The Maryland Film Festival is this week, but most of Baltimore is far less interested in films and much more interested in video.
Video of Freddie Gray being pulled off the ground and into a police van, events that would lead to the 25-year-old’s death in police custody and six police officers facing criminal charges; CNN footage of local activist Joseph Kent calling for nonviolence putting his hands up and being pulled into a humvee-style truck on Tuesday night; the dozen or so videos of Baltimore residents telling national media to shut up and listen to the people that are actually from here, including Baltimore City Councilman Carl Stokes challenging the usage of the word “thugs,” Baltimore Spectator trolling Geraldo Rivera, or any number of residents disrupting the blathering of national news anchors and letting some truth sneak through; a curfew-breaker getting doused with tear gas last Saturday. We could keep going.

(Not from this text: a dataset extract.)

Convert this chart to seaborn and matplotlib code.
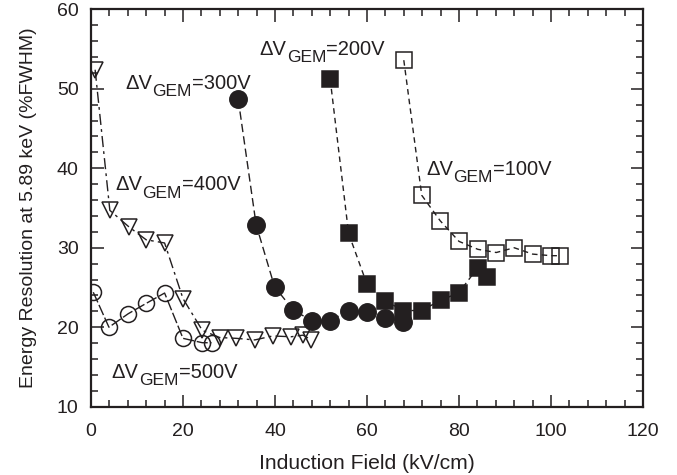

Along with the usual diversity of the festival’s lineup, this year’s MFF feels particularly prescient to this historical moment for Baltimore. Many films are explicitly political, such as Khalik Allah’s expressionistic chronicle of residents of 125th Street, “Field Niggas,” or Stanley Nelson’s studious documentary “Black Panthers: Vanguard of the Revolution.” Others films screening resonate in new ways in light of current events like Spike Lee’s “Do The Right Thing,” which will be presented by rapper Abdu Ali, “Beats of the Antonov,” “Crocodile Gennadiy,” “Frame By Frame,” “Welcome To Leith,” and “Western.”
And then there are the films afforded brief reviews in this issue, which, although they do not tie to the current situation, are considered expressions of empathy and understanding. So whether you want to find something relevant to recent events or something to help you escape from them, you should be able to find a film that fits the bill.